Under heavy load of incoming UDP messages from other nodes, the
callback execution will produce that error. It seems that the Ruby
scheduler is preempting the execution of the Ruby callback and
determines that a native thread has invoked it (a bad thing it seems).
Adding rb_thread_critical = Qtrue; makes it impossible for the
scheduler to change the thread of execution and eliminates the error
except for once every several hundred callbacks under sustained load.
b) SystemStackError: stack level too deep : this happens exclusively on
Linux (Debian) after only a few callbacks when NO native function are
invoked and rb_thread_critical = Qtrue; is used. The C extension uses a
fairly deeply nested function calls (with several layers of callbacks).
I assume that Ruby somehow (how?) detects that the stack has grown past
permitted levels (which are?) and throw that error message.
Now coming to the main issue... I would like to get rid of problem b)
and one possible solution that occurred to me is to create a native
PThread that will perform the Ruby callback and exit when all Ruby and
native method/function calls have completed. This seems possible under
Java JNI through the use of AttachCurrentThread() that converts
temporarily a native thread into a Java thread.
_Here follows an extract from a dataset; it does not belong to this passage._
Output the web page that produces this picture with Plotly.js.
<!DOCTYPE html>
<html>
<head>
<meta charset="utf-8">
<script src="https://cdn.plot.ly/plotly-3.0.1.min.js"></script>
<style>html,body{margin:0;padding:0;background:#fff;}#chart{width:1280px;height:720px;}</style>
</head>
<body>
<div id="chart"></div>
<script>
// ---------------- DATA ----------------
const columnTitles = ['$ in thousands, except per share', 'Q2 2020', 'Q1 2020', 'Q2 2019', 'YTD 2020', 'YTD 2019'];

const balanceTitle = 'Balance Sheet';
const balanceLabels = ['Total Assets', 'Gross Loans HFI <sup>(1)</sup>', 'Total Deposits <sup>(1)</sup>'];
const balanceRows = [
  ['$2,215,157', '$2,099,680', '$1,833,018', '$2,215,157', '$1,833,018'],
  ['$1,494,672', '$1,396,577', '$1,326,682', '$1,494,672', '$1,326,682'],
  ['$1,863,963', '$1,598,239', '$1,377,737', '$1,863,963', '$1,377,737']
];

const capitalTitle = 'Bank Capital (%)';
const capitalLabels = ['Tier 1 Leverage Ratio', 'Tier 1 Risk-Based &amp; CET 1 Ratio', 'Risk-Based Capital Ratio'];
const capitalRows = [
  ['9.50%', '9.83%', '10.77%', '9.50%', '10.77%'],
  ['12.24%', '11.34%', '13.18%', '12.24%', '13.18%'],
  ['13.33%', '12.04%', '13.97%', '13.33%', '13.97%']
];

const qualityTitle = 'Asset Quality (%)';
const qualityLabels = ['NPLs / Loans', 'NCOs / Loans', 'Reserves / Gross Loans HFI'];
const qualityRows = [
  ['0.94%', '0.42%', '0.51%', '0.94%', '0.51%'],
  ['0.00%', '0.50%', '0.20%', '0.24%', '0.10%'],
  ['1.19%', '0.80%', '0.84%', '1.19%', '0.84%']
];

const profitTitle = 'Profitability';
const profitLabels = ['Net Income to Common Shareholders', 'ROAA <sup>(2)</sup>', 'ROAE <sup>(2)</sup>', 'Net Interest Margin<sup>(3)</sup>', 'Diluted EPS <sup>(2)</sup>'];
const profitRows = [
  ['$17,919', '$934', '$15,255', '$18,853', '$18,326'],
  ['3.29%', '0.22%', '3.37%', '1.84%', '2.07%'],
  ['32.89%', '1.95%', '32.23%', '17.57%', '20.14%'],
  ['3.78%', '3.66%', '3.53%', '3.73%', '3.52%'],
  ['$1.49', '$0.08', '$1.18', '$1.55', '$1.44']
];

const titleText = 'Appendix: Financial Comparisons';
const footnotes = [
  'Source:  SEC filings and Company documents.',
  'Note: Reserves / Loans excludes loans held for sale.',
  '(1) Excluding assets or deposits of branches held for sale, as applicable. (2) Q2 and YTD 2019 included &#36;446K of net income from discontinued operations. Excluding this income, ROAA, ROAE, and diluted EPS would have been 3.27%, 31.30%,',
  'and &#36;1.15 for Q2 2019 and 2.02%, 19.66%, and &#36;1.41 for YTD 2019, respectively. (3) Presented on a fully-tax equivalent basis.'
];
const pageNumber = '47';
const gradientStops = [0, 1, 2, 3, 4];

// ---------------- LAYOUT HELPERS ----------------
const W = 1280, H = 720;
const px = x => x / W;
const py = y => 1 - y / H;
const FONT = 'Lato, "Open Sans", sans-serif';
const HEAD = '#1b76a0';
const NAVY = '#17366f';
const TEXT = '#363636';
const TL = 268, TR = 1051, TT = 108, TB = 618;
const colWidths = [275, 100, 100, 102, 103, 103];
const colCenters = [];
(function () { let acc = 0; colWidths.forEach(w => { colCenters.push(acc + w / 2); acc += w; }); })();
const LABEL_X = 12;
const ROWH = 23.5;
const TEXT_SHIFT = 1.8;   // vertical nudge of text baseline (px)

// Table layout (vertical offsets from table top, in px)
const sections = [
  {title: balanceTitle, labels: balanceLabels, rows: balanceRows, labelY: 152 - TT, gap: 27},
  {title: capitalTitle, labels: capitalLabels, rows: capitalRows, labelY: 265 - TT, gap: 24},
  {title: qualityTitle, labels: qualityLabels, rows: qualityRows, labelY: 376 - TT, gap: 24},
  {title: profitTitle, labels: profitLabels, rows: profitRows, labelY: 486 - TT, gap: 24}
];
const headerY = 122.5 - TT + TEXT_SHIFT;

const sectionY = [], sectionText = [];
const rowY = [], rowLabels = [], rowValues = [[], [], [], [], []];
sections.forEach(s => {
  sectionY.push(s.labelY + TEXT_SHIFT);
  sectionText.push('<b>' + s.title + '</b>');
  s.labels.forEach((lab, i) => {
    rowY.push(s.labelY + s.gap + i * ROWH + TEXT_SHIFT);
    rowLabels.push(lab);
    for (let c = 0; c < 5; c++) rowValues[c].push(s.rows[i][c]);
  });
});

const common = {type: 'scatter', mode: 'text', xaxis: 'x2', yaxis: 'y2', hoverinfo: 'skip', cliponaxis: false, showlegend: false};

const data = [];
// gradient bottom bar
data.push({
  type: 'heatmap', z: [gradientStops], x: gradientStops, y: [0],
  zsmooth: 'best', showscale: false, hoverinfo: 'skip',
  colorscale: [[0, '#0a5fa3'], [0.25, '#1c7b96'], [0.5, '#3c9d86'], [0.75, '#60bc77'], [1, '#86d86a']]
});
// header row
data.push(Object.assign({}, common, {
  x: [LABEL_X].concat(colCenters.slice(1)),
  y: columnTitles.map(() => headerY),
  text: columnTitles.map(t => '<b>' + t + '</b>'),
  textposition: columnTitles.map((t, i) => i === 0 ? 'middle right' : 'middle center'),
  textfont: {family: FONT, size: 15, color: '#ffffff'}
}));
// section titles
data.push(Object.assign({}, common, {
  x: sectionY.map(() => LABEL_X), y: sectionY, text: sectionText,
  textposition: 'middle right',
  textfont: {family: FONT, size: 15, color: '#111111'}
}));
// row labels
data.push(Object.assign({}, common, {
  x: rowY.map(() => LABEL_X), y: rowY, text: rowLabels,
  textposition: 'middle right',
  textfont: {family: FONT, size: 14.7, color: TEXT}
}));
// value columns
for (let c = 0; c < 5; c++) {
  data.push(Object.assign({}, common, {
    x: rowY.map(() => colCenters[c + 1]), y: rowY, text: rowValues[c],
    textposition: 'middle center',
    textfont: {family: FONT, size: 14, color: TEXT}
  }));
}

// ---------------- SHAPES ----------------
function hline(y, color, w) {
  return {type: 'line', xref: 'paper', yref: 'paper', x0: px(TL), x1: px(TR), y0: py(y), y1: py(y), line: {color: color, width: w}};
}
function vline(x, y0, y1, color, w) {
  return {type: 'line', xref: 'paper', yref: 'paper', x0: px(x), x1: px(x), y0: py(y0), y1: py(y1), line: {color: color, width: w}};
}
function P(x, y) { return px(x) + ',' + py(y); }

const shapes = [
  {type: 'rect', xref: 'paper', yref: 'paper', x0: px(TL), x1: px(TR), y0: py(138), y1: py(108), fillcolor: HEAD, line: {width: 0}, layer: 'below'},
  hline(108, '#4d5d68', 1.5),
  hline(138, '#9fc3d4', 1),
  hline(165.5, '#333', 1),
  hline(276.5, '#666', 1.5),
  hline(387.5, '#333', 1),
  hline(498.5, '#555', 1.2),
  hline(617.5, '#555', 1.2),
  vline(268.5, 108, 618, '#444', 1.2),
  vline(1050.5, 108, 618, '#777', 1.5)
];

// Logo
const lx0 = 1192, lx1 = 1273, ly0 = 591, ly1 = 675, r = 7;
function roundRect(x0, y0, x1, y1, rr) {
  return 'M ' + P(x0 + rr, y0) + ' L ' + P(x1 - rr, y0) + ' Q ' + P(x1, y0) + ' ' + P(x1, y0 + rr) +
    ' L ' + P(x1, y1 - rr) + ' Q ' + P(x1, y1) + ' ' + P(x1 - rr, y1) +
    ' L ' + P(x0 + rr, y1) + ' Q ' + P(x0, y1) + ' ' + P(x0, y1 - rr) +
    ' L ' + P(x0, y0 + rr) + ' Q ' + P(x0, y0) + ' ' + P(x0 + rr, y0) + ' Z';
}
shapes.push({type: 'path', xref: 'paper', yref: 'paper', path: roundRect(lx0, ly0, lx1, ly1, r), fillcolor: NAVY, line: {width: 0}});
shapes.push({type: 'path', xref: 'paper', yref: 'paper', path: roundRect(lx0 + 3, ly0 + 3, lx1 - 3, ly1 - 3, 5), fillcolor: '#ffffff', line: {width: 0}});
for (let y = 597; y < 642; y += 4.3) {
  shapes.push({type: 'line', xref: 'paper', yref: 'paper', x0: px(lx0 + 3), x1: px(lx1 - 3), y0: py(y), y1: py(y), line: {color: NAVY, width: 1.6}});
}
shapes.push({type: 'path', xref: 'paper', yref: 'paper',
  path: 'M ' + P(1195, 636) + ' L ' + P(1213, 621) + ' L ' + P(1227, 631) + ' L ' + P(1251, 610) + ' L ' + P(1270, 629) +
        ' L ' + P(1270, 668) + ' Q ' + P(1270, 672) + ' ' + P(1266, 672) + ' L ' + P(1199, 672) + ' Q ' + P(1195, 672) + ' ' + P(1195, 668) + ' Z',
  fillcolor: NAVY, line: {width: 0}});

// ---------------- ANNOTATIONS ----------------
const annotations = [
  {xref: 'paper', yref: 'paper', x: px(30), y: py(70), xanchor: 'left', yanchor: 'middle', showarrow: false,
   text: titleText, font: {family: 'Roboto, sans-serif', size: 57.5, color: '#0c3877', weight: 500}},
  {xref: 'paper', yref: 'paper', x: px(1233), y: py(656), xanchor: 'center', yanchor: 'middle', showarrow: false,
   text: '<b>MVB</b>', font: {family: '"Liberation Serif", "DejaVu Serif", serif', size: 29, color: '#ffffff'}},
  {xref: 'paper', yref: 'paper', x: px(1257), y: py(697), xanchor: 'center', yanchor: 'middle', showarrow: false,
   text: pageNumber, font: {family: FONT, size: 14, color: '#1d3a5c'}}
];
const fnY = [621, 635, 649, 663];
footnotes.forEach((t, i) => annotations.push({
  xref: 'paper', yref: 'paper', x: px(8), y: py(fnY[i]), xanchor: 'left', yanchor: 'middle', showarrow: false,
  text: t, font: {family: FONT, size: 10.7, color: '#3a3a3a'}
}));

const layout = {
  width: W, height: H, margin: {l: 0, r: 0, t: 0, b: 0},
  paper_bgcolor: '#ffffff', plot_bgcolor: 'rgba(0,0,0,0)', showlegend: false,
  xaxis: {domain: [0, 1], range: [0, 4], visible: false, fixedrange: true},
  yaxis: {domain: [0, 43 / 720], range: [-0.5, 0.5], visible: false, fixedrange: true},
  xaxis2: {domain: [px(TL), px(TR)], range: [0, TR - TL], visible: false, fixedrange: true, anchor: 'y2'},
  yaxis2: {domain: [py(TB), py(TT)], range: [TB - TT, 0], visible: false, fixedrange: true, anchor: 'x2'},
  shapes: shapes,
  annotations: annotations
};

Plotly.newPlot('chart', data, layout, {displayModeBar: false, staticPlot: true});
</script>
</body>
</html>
However, I did not discover any similar function in Ruby. Besides, I
read plenty of comments that mixing native threads with the Ruby
interpreter is a bad idea. As a sideline, all the testing has been done
from the command line using ruby.exe, although under Windows I will
soon have to migrate to Active Ruby.
Being new to all this Ruby internal coding I would like to sollicit
your feeback and advice on how I could tackle this problem. I hope I
have overlooked something that will make my life easier Overall,
Ruby has proven a fantastic language to develop on but I fear that
compared to JNI the support for native threads is severely lacking
Cheers,
Serge Kruppa
CTO - Simitel